Nevertheless, industry participants are emphatic about the use of by-products like black liquor as being a part of how the sector can help provide a bridge to greener energy production in the country.

Chavez says Weyerhaeuser is partnering with equipment-maker Mitsubishi to create commercial-scale “biopellet” production facility by 2011, turning the woody waste from their forestry operations into a biomass fuel for use in power plants that use coal.

These plants would use the biopellets along with coal, what's called co-fire, reducing their overall carbon emissions and possibly extending the plant’s lifespan. The biopellets would also be usable in current and future biomass-only plants.

This wrings more value from existing timberland management activities and adds new revenue streams for his industry, Chavez says. “We’re not changing our forest management practices,” he says. He argues the forest products industry should be allowed access to the same incentives that any new entrant in the renewable energy sector would get.

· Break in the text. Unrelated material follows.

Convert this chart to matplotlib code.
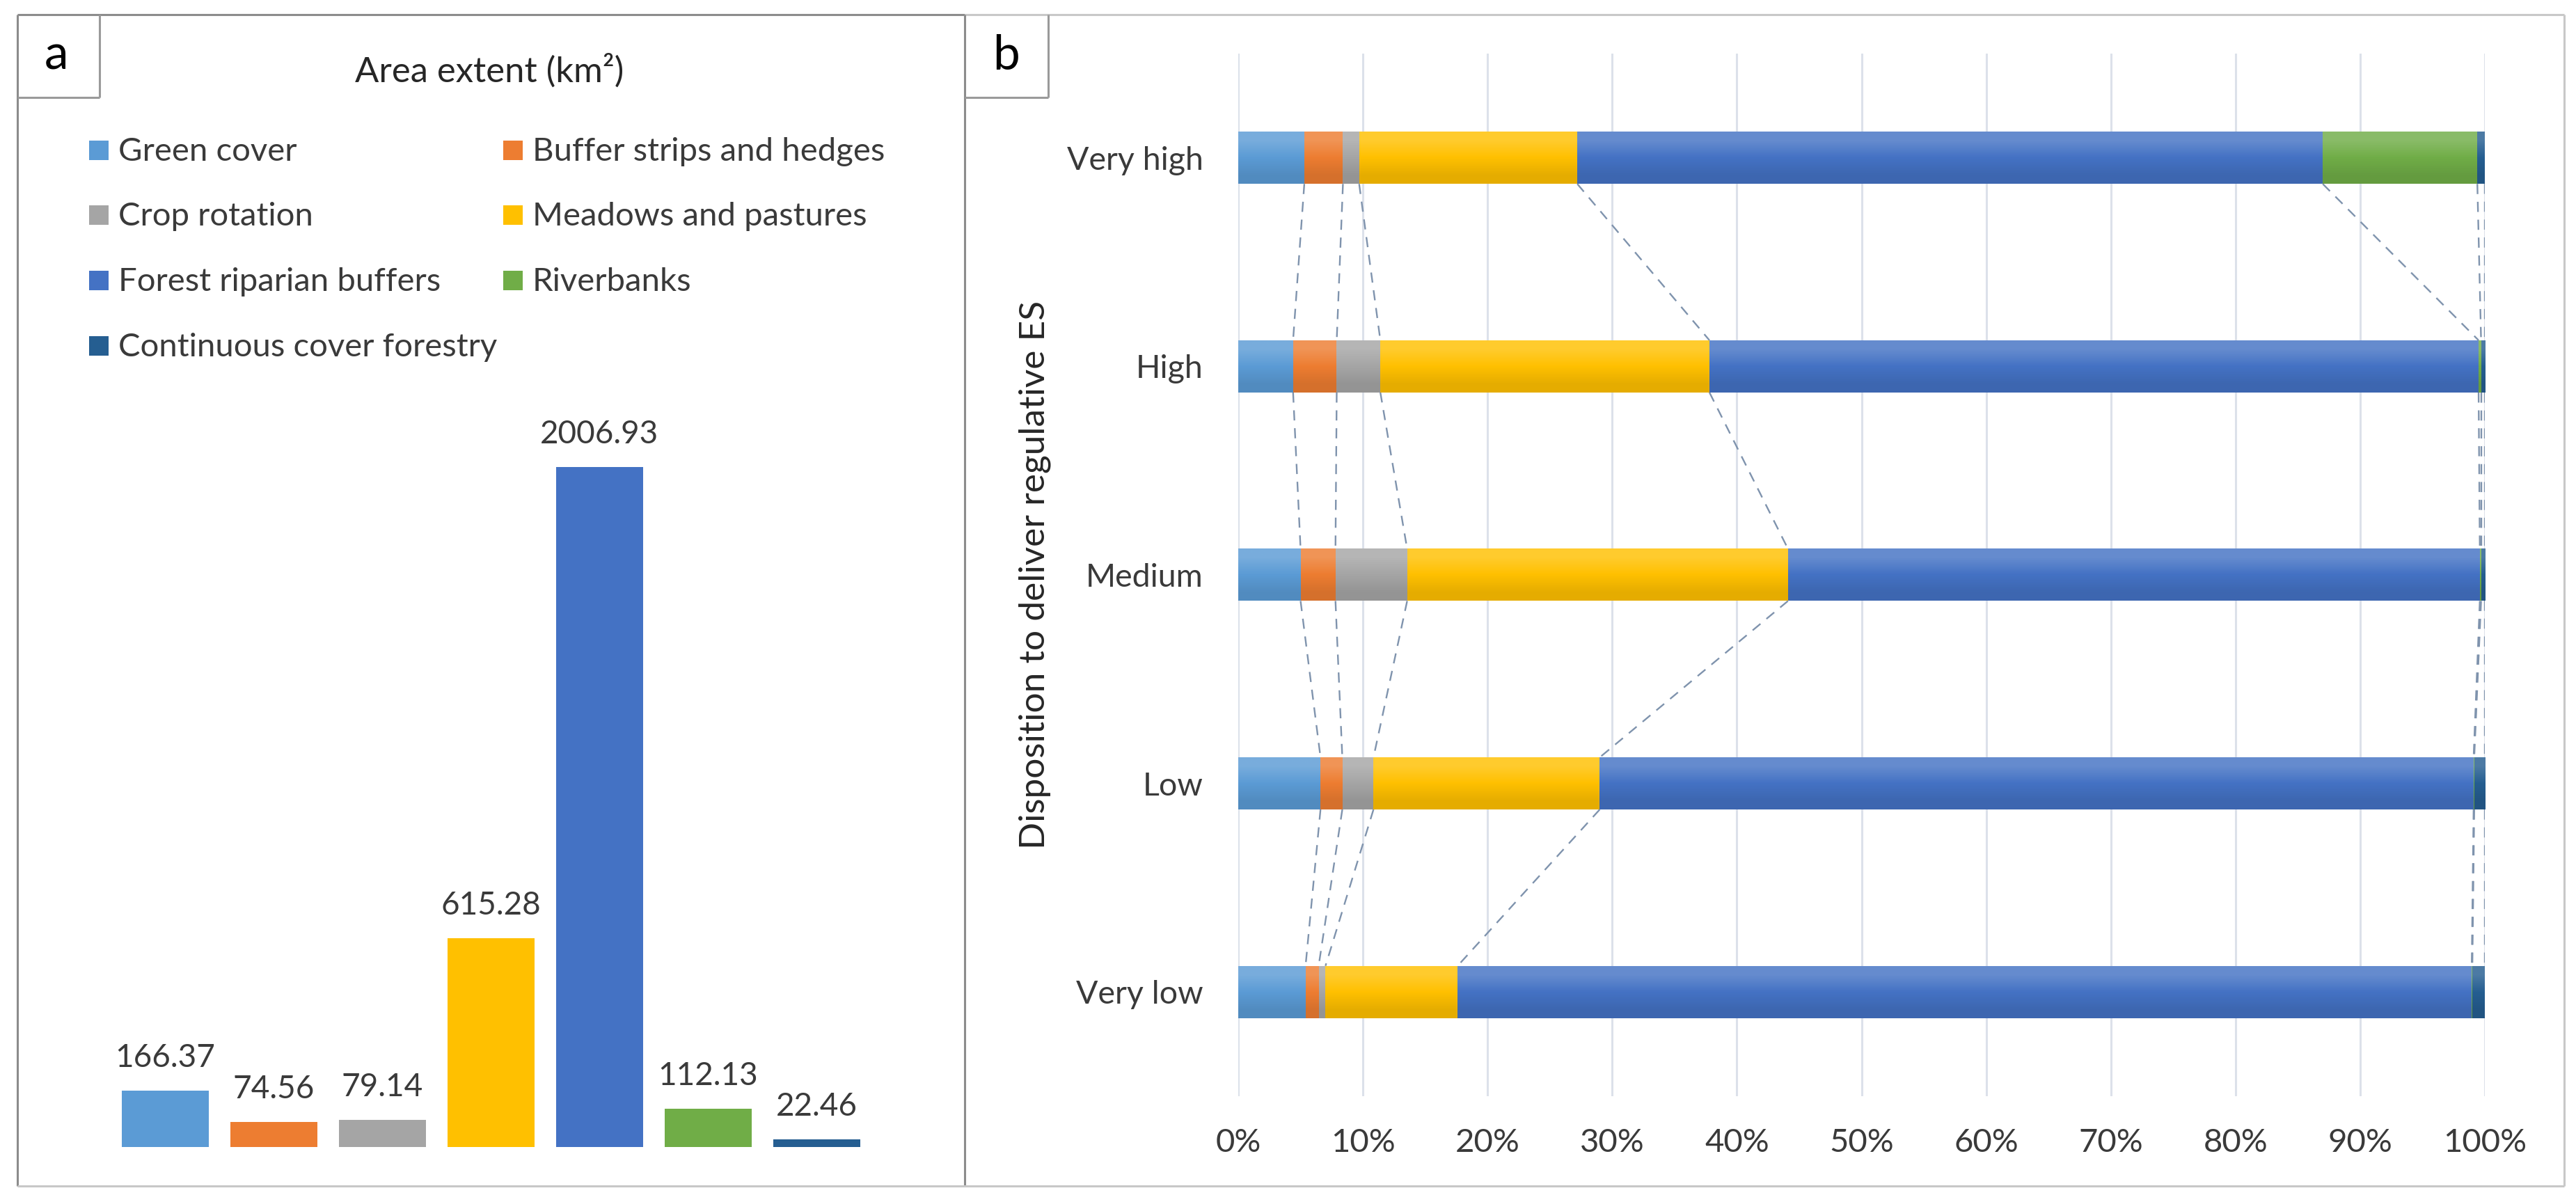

And any new facilities that come out of the venture with Mitsubishi would also create more jobs like other renewable energy project, Chavez says, the purpose of the job-creation proposal in the first place.

“We support initiatives that encourage the development of additional renewable energy,” says AFPA’s Harman, but adds that any efforts must avoid “the unintended consequences of displacing existing renewable energy production in industries like forest products that provide high-paying manufacturing jobs in rural communities.”

Whether or not the biomass strategy of the forestry industry qualifies it for inclusion in the portfolio of green fuels of the future, organizations like NRDC want to ensure that policymakers, industry and activists alike focus on what the country’s green energy goal really is.

“I want a performance standard that pays for carbon reduction and ecosystem benefits,” says NRDC’s Greene. “Rather than pick your point in the system, pick your outcome.”